On Dec 13, 2007 10:06 PM, Tom Lane <tgl@sss.pgh.pa.us> wrote:
> Andrew Sullivan <ajs@crankycanuck.ca> writes:
> > On Fri, Dec 14, 2007 at 01:47:23AM +0000, Gregory Stark wrote:
> >> Huh, I was all set to post an example of a useful application of it but then
> >> apparently I'm wrong and it doesn't work:
>
> > I dimly remember some discussion of this issue once before, maybe a year
> > ago. My memory isn't what it was, and I can't find it by trolling archives,
> > but I recall Tom saying that it was dumb, yes, but don't do that, because
> > there's some reason not to change it. I know, helpful search terms R me.
>
> Hmm ... I don't recall much either. The code in nodeLimit.c just
> silently replaces a negative input value by zero. It'd certainly be
> possible to make it throw an error instead, but what the downsides of
> that might be aren't clear.
>
> I guess that on purely philosophical grounds, it's not an unreasonable
> behavior. For example, "LIMIT n" means "output at most n tuples",
> not "output exactly n tuples". So when it outputs no tuples in the face
> of a negative limit, it's meeting its spec.

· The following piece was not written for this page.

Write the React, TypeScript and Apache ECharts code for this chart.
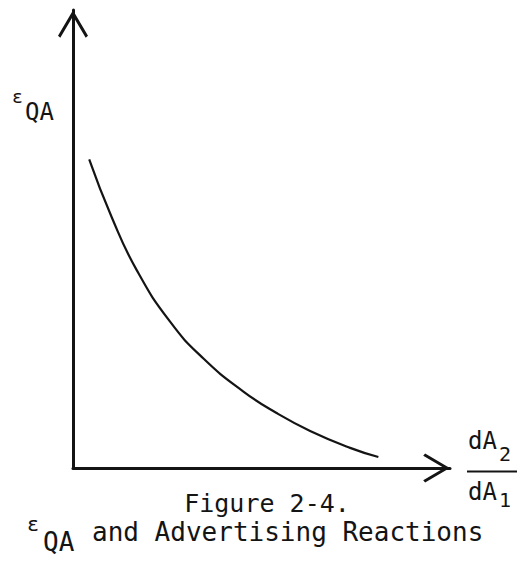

If you want to throw an
> error for negative limit, shouldn't you logically also throw an error
> for limit larger than the actual number of rows produced by the subplan?
for historical record, this comment (subject not directly related to
the OP) was probably this:
http://www.mail-archive.com/pgsql-hackers@postgresql.org/msg62562.html
at least if it happened since 10/2004, which is when i started
tracking -hackers in my gmail account (an amazing search tool, btw).